I'On asked Hyman to organize Metamorphosis, the first of many events that are a marketing strategy to show that North Charleston, and Mixson by extension, are home to the creative class (the event is free but donations go to benefit the Carolina Youth Development Center).
"It's smart business," says Alys Campaigne, I'On spokesperson. "Artists are central to the lasting value of a community. We're jump-starting the process and shifting to long-term goals."
Before you get the idea that Mixson is an attempt to recall the fizzy frisson of 1920s Paris, consider that some observers, like John Howkins, the author of The Creative Economy: How People Make Money from Ideas, say developers want an artistic lifestyle without the artists.
"They are too poor and tend not to worry much about keeping the front steps clean," Howkins says. "Developers design living accommodations for funky people, probably called studios, or even called artists' lofts, and hope to sell them to web designers and TV producers.
"The people in these new neighborhoods are the buyers of art, not the makers of it."
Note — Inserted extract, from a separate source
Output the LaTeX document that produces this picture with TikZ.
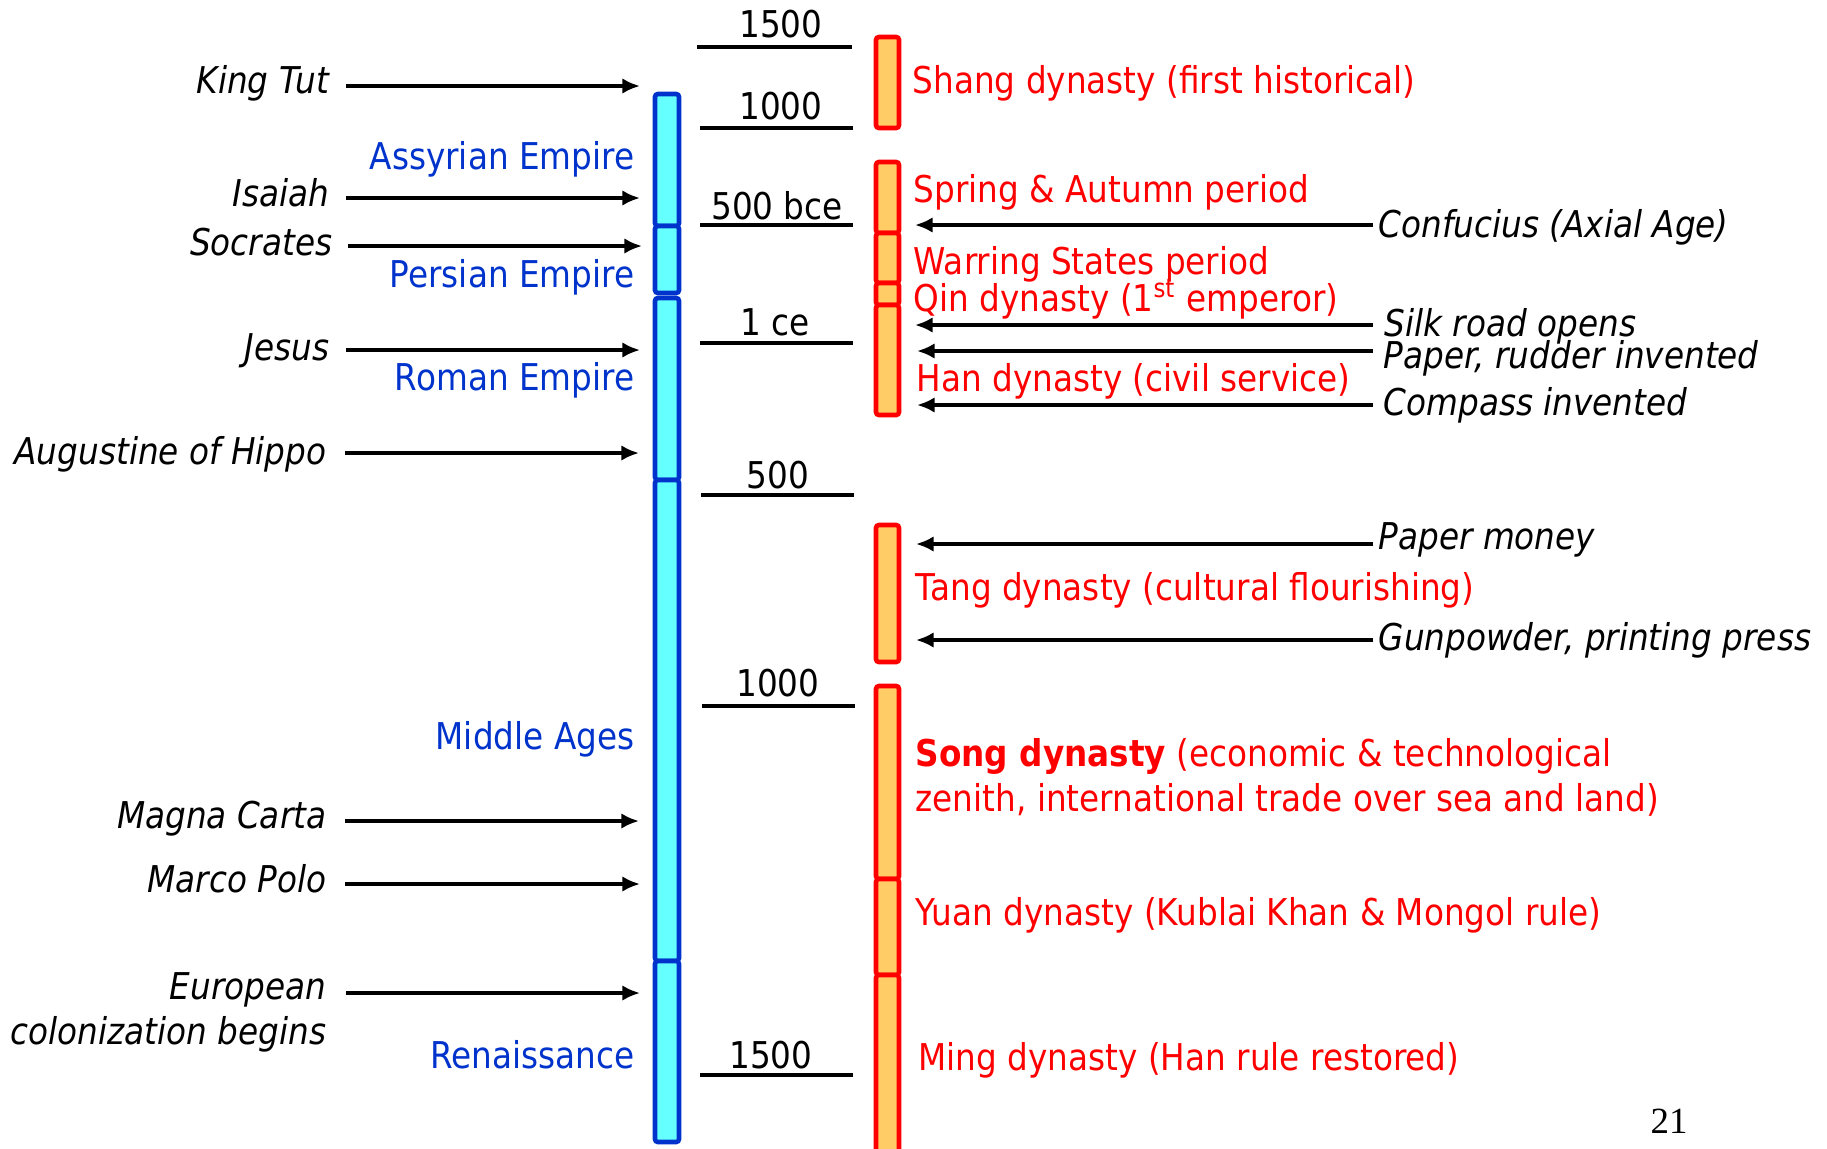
\documentclass[tikz,border=0pt]{standalone}
\usepackage{fontspec}
\setmainfont{DejaVu Sans}[FakeStretch=0.885]
\newfontfamily\slidenumfont{Liberation Serif}
\usepackage{tikz}
\usetikzlibrary{arrows.meta, positioning}
\usepackage{xcolor}
\definecolor{empireblue}{RGB}{0,51,204}
\definecolor{empirefill}{RGB}{102,255,255}
\definecolor{dynastyred}{RGB}{255,0,0}
\definecolor{dynastyfill}{RGB}{255,204,102}

\begin{document}
\fontsize{10.5pt}{12.6pt}\selectfont
\begin{tikzpicture}[x=0.01cm, y=-0.01cm]
  \tikzset{
    westlabel/.style={
      font=\itshape,
      anchor=base east,
      inner sep=0pt
    },
    eastlabel/.style={
      font=\itshape,
      anchor=base west,
      inner sep=0pt
    },
    empire/.style={
      text=empireblue,
      anchor=base east,
      inner sep=0pt
    },
    dynasty/.style={
      text=dynastyred,
      anchor=base west,
      inner sep=0pt
    },
    year/.style={
      anchor=base,
      inner sep=0pt
    },
    tick/.style={line width=0.95pt},
    event/.style={
      line width=0.95pt,
      -{Latex[length=5pt, width=4.4pt]}
    },
    empirebar/.style={
      draw=empireblue,
      fill=empirefill,
      line width=1.3pt,
      rounded corners=0.8pt
    },
    dynastybar/.style={
      draw=dynastyred,
      fill=dynastyfill,
      line width=1.3pt,
      rounded corners=0.8pt
    }
  }
  \useasboundingbox (0,0) rectangle (1827,1148);

  % Western empires (blue bar)
    \draw[empirebar] (655,94) rectangle (679,226);
    \draw[empirebar] (655,226) rectangle (679,293);
    \draw[empirebar] (655,298) rectangle (679,480);
    \draw[empirebar] (655,480) rectangle (679,961);
    \draw[empirebar] (655,961) rectangle (679,1142);

    \node[empire] (assyria) at (635,169) {Assyrian Empire};
    \node[empire] (persia) at (635,287) {Persian Empire};
    \node[empire] (rome) at (635,390) {Roman Empire};
    \node[empire] (middle) at (635,749) {Middle Ages};
    \node[empire] (renaissance) at (635,1068) {Renaissance};

  % Chinese dynasties (red bar)
    \begin{scope}
    \clip (860,0) rectangle (920,1148);
    \draw[dynastybar] (876,37) rectangle (899,128);
    \draw[dynastybar] (876,162) rectangle (899,233);
    \draw[dynastybar] (876,233) rectangle (899,283);
    \draw[dynastybar] (876,283) rectangle (899,305);
    \draw[dynastybar] (876,305) rectangle (899,415);
    \draw[dynastybar] (876,525) rectangle (899,662);
    \draw[dynastybar] (876,686) rectangle (899,879);
    \draw[dynastybar] (876,879) rectangle (899,975);
    \draw[dynastybar] (876,975) rectangle (899,1160);
    \end{scope}

    \node[dynasty] (shang) at (912,93) {Shang dynasty (first historical)};
    \node[dynasty] (spring) at (913,202) {Spring \& Autumn period};
    \node[dynasty] (warring) at (913,274) {Warring States period};
    \node[dynasty] (qin) at (913,311) {Qin dynasty (1\textsuperscript{st} emperor)};
    \node[dynasty] (han) at (916,391) {Han dynasty (civil service)};
    \node[dynasty] (tang) at (915,600) {Tang dynasty (cultural flourishing)};
    % base of a two-line node sits on its last line
    \node[dynasty, align=left] (song) at (915,811)
      {\textbf{Song dynasty} (economic \& technological\\zenith, international trade over sea and land)};
    \node[dynasty] (yuan) at (915,925) {Yuan dynasty (Kublai Khan \& Mongol rule)};
    \node[dynasty] (ming) at (918,1070) {Ming dynasty (Han rule restored)};

  % Year ticks
    \draw[tick] (697,47) -- (852,47);
    \node[year] (y1500bce) at (781,37) {1500};
    \draw[tick] (700,128) -- (853,128);
    \node[year] (y1000bce) at (781,119) {1000};
    \draw[tick] (700,225) -- (853,225);
    \node[year] (y500bce) at (777,219) {500 bce};
    \draw[tick] (700,343) -- (853,343);
    \node[year] (y1ce) at (775,335) {1 ce};
    \draw[tick] (701,495) -- (854,495);
    \node[year] (y500) at (778,488) {500};
    \draw[tick] (702,706) -- (855,706);
    \node[year] (y1000) at (778,696) {1000};
    \draw[tick] (700,1075) -- (853,1075);
    \node[year] (y1500) at (771,1068) {1500};

  % People and events in the West
    \node[westlabel] (tut) at (330,93) {King Tut};
    \coordinate (tut-tail) at (346,86);
    \coordinate (tut-head) at (640,86);
    \draw[event] (tut-tail) -- (tut-head);

    \node[westlabel] (isaiah) at (330,206) {Isaiah};
    \coordinate (isaiah-tail) at (346,198);
    \coordinate (isaiah-head) at (640,198);
    \draw[event] (isaiah-tail) -- (isaiah-head);

    \node[westlabel] (socrates) at (333,255) {Socrates};
    \coordinate (socrates-tail) at (348,246);
    \coordinate (socrates-head) at (642,246);
    \draw[event] (socrates-tail) -- (socrates-head);

    \node[westlabel] (jesus) at (330,360) {Jesus};
    \coordinate (jesus-tail) at (346,350);
    \coordinate (jesus-head) at (640,350);
    \draw[event] (jesus-tail) -- (jesus-head);

    \node[westlabel] (augustine) at (327,464) {Augustine of Hippo};
    \coordinate (augustine-tail) at (345,453);
    \coordinate (augustine-head) at (639,453);
    \draw[event] (augustine-tail) -- (augustine-head);

    \node[westlabel] (magna) at (327,828) {Magna Carta};
    \coordinate (magna-tail) at (345,821);
    \coordinate (magna-head) at (639,821);
    \draw[event] (magna-tail) -- (magna-head);

    \node[westlabel] (polo) at (327,892) {Marco Polo};
    \coordinate (polo-tail) at (345,884);
    \coordinate (polo-head) at (640,884);
    \draw[event] (polo-tail) -- (polo-head);

    \node[westlabel, align=right] (colonize) at (327,1044) {European\\colonization begins};
    \coordinate (colonize-tail) at (346,993);
    \coordinate (colonize-head) at (640,993);
    \draw[event] (colonize-tail) -- (colonize-head);

  % Inventions and people in China
    \node[eastlabel] (confucius) at (1378,237) {Confucius (Axial Age)};
    \coordinate (confucius-tail) at (1373,225);
    \coordinate (confucius-head) at (915,225);
    \draw[event] (confucius-tail) -- (confucius-head);

    \node[eastlabel] (silk) at (1384,336) {Silk road opens};
    \coordinate (silk-tail) at (1373,325);
    \coordinate (silk-head) at (915,325);
    \draw[event] (silk-tail) -- (silk-head);

    \node[eastlabel] (rudder) at (1383,368) {Paper, rudder invented};
    \coordinate (rudder-tail) at (1373,351);
    \coordinate (rudder-head) at (917,351);
    \draw[event] (rudder-tail) -- (rudder-head);

    \node[eastlabel] (compass) at (1383,415) {Compass invented};
    \coordinate (compass-tail) at (1373,405);
    \coordinate (compass-head) at (917,405);
    \draw[event] (compass-tail) -- (compass-head);

    \node[eastlabel] (money) at (1378,549) {Paper money};
    \coordinate (money-tail) at (1373,544);
    \coordinate (money-head) at (916,544);
    \draw[event] (money-tail) -- (money-head);

    \node[eastlabel] (gunpowder) at (1378,650) {Gunpowder, printing press};
    \coordinate (gunpowder-tail) at (1373,640);
    \coordinate (gunpowder-head) at (916,640);
    \draw[event] (gunpowder-tail) -- (gunpowder-head);

  % Slide number
    \node[year, font=\slidenumfont] (slidenum) at (1669,1133) {21};
\end{tikzpicture}
\end{document}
Pedigo, from the Creative Class Group, says that the success of projects like Mixson will be measured in terms of traffic, not home sales. How many people find value in the neighborhood, how long do they stay, what do they do, and so on? Those are true benchmarks of economic impact. Even so, Pedigo says that Mixson is unique in its strategy to put the arts at the center of its mission. It's an example, he says, of savvy community development.
As for Hyman, he knows Metamorphosis will help sell houses, but he also knows it may help change North Charleston's image, something he's tried doing for years. The city, he says, is home to many artists who don't get nearly the level of recognition they deserve. Events like Metamorphosis, he says, have the power to transform the way we think about his beloved hometown.
"It will demonstrate what's possible," he says.